[Entries with chart source code]
-- Begin --

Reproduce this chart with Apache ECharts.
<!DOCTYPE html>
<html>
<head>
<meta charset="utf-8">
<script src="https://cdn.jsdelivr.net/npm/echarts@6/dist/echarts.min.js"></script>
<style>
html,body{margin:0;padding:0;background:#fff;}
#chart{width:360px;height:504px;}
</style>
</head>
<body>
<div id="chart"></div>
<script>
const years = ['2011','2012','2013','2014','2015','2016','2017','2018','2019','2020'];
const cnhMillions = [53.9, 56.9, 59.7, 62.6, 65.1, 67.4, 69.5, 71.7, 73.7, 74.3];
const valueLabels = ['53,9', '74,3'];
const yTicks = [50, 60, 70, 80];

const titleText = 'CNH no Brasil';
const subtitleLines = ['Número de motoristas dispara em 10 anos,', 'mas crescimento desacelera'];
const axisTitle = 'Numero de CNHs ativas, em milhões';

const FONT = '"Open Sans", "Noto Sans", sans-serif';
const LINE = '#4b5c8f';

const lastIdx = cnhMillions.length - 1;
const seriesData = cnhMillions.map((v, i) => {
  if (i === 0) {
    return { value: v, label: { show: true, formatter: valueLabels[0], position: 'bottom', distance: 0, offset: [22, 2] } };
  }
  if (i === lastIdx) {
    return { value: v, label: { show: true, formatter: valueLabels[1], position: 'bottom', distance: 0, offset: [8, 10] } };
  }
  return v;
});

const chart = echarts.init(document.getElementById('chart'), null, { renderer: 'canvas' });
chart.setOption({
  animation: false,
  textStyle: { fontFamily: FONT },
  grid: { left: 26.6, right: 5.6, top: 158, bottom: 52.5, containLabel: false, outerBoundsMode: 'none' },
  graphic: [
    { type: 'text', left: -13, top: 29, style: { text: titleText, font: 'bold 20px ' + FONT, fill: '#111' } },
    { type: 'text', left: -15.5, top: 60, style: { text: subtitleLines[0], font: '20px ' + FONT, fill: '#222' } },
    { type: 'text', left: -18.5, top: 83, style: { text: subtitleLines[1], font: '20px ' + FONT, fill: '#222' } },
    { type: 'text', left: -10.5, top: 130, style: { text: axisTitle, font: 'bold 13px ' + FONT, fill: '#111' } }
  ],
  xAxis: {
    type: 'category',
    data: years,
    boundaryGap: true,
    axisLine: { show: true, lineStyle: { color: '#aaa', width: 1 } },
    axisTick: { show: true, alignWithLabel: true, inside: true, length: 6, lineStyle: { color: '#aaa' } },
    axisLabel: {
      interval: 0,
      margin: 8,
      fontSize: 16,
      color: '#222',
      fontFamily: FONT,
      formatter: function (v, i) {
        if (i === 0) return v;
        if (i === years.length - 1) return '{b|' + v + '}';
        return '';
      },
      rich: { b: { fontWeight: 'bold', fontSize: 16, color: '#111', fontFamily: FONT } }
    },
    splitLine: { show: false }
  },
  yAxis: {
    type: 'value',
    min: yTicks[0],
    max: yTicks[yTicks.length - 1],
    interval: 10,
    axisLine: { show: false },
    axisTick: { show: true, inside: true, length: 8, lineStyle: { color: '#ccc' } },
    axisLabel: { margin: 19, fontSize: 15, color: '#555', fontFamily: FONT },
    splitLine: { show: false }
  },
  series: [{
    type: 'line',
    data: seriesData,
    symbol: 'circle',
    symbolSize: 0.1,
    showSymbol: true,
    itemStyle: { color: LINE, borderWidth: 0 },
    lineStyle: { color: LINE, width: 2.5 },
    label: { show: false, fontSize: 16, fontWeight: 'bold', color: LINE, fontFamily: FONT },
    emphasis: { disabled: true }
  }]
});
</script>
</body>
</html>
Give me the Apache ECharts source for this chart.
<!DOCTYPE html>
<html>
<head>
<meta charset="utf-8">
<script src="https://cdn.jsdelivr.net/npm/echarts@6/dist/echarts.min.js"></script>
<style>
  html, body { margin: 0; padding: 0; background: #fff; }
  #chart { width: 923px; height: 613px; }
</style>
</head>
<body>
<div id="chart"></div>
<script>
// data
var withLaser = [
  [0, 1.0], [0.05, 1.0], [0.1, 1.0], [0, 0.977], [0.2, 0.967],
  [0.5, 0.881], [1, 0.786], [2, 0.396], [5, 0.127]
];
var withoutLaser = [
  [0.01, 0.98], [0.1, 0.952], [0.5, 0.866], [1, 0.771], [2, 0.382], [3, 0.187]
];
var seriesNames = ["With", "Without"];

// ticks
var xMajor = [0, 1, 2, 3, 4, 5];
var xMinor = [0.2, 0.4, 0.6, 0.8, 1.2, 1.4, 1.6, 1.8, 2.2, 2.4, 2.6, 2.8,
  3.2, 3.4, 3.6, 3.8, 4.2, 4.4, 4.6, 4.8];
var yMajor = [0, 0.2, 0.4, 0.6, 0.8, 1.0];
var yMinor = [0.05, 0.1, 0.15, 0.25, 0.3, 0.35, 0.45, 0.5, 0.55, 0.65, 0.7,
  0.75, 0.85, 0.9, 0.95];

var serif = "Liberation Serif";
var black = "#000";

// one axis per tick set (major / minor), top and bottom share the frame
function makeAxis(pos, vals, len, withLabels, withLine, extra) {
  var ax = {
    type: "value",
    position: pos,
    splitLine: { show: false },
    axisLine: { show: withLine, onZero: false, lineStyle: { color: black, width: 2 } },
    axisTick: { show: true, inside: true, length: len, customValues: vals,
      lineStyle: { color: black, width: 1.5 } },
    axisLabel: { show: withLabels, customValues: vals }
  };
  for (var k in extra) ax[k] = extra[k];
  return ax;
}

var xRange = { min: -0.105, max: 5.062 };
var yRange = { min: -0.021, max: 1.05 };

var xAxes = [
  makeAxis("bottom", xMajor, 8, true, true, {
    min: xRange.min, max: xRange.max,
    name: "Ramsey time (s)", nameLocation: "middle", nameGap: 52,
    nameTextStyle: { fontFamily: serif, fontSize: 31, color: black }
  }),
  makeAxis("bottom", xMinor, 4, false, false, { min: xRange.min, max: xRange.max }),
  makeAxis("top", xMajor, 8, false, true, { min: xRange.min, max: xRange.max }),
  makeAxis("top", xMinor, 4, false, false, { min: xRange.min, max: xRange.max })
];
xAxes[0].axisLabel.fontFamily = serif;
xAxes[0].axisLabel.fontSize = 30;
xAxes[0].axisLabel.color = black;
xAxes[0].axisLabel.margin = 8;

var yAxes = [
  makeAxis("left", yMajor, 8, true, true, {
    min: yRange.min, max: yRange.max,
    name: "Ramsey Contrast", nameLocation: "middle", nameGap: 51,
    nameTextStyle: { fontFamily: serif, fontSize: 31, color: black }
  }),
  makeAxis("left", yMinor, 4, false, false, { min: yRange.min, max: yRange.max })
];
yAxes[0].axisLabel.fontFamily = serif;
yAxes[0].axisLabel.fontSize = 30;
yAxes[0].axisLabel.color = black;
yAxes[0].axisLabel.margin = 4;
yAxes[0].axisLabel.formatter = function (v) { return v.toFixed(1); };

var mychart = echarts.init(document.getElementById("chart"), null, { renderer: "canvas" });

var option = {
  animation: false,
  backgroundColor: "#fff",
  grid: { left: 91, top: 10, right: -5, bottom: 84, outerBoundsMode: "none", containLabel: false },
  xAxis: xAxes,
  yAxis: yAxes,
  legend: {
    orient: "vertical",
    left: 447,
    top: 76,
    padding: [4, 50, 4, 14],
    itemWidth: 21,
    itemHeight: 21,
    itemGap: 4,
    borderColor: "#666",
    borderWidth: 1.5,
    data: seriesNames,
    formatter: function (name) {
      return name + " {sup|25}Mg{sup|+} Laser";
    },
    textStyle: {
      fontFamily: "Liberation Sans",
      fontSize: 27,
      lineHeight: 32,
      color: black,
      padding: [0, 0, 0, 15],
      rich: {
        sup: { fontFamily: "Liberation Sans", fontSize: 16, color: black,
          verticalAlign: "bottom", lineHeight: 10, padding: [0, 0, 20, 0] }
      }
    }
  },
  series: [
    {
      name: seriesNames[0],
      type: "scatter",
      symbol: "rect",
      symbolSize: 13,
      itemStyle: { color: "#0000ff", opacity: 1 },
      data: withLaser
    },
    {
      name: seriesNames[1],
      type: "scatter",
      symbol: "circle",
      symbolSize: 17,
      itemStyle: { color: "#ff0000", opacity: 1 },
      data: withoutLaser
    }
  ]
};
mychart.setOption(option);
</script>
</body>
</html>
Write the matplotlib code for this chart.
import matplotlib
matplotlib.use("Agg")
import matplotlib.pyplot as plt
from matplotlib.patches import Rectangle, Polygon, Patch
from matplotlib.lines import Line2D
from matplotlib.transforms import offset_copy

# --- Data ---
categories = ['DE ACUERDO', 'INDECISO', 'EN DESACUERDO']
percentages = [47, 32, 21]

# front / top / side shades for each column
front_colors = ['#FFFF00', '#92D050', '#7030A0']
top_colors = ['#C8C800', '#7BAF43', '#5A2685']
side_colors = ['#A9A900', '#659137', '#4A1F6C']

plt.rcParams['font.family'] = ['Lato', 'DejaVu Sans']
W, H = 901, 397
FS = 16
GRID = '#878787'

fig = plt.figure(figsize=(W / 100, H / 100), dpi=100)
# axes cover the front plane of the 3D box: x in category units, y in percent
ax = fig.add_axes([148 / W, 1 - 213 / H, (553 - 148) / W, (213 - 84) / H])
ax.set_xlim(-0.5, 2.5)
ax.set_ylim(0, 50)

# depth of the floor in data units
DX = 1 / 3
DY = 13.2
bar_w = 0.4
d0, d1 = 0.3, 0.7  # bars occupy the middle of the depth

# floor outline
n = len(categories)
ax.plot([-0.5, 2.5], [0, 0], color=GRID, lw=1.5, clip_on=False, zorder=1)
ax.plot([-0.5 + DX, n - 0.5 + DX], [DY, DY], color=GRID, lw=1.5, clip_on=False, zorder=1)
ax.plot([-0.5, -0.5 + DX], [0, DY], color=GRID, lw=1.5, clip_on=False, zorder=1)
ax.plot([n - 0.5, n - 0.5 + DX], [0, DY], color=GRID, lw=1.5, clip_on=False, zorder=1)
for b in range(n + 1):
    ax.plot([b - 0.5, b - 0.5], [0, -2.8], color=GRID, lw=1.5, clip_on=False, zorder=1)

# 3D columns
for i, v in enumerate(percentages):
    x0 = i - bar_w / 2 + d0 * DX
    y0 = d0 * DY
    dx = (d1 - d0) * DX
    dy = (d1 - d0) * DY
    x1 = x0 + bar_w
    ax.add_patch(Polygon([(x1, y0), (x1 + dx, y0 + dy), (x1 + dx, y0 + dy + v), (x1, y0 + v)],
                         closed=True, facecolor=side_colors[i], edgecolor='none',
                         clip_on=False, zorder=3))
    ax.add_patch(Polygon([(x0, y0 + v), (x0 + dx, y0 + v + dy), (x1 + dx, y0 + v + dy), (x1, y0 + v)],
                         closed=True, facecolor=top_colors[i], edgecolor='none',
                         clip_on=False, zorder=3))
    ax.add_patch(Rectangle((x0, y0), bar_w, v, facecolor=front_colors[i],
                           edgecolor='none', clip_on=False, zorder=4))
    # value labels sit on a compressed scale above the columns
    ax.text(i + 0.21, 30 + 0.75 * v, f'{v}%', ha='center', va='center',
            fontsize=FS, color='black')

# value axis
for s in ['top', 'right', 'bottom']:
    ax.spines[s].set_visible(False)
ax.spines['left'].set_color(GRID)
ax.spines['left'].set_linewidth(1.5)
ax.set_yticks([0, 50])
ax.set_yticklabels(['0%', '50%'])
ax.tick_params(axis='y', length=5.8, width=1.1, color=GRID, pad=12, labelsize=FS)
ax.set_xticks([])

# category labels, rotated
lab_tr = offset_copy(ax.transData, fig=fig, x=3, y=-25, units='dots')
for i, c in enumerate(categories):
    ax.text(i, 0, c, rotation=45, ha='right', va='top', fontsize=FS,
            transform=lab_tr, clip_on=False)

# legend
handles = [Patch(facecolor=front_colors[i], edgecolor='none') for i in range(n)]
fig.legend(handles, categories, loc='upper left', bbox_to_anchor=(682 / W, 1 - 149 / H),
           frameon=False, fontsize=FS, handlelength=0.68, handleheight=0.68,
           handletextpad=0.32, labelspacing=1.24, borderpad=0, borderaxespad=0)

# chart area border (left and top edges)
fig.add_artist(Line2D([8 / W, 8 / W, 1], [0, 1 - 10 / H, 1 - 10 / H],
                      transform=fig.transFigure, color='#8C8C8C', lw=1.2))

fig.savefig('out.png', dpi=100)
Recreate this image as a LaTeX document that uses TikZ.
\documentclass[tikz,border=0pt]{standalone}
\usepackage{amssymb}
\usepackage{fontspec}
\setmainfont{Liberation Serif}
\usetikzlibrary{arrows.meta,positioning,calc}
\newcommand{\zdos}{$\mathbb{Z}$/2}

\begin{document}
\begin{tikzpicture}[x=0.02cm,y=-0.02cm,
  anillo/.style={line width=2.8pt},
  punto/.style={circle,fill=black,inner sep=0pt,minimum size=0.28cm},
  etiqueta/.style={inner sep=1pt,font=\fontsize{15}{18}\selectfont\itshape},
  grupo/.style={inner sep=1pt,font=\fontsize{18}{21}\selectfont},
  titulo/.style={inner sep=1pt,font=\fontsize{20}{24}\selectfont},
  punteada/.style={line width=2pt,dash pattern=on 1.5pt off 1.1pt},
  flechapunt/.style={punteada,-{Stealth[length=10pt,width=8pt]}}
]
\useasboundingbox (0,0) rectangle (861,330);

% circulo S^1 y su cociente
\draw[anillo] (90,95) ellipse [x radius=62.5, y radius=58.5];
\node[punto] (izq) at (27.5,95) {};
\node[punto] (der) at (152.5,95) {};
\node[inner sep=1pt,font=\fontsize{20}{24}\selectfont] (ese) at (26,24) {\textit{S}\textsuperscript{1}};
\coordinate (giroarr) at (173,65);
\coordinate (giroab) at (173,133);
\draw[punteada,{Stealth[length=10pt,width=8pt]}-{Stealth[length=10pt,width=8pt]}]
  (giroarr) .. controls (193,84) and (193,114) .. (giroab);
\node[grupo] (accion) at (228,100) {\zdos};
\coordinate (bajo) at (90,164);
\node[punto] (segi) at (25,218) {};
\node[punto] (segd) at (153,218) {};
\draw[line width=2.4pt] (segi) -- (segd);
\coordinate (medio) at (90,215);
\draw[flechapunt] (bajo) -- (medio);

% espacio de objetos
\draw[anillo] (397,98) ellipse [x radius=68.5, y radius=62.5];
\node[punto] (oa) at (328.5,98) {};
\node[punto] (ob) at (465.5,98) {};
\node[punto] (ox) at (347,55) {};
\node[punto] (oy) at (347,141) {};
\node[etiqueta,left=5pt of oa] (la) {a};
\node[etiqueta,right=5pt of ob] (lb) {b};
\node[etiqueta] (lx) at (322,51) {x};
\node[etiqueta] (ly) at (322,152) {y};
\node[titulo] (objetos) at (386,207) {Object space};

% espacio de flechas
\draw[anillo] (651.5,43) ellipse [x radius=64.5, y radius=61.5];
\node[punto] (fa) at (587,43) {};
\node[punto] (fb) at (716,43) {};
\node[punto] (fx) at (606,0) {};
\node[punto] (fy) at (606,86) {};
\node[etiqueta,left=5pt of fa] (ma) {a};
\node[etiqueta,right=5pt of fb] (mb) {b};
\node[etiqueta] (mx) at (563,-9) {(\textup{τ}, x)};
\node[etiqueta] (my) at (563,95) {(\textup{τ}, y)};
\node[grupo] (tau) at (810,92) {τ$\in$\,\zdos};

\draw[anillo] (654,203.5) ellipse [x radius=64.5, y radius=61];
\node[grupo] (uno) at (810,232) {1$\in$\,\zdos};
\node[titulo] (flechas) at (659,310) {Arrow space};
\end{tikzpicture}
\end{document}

-- End --

**What is needed:** Print, please, the lines above from the very first through the one that holds "const LINE = '#4b5c8f';", both included, word for word and with nothing else.

**Expected output:**
Reproduce this chart with Apache ECharts.
<!DOCTYPE html>
<html>
<head>
<meta charset="utf-8">
<script src="https://cdn.jsdelivr.net/npm/echarts@6/dist/echarts.min.js"></script>
<style>
html,body{margin:0;padding:0;background:#fff;}
#chart{width:360px;height:504px;}
</style>
</head>
<body>
<div id="chart"></div>
<script>
const years = ['2011','2012','2013','2014','2015','2016','2017','2018','2019','2020'];
const cnhMillions = [53.9, 56.9, 59.7, 62.6, 65.1, 67.4, 69.5, 71.7, 73.7, 74.3];
const valueLabels = ['53,9', '74,3'];
const yTicks = [50, 60, 70, 80];

const titleText = 'CNH no Brasil';
const subtitleLines = ['Número de motoristas dispara em 10 anos,', 'mas crescimento desacelera'];
const axisTitle = 'Numero de CNHs ativas, em milhões';

const FONT = '"Open Sans", "Noto Sans", sans-serif';
const LINE = '#4b5c8f';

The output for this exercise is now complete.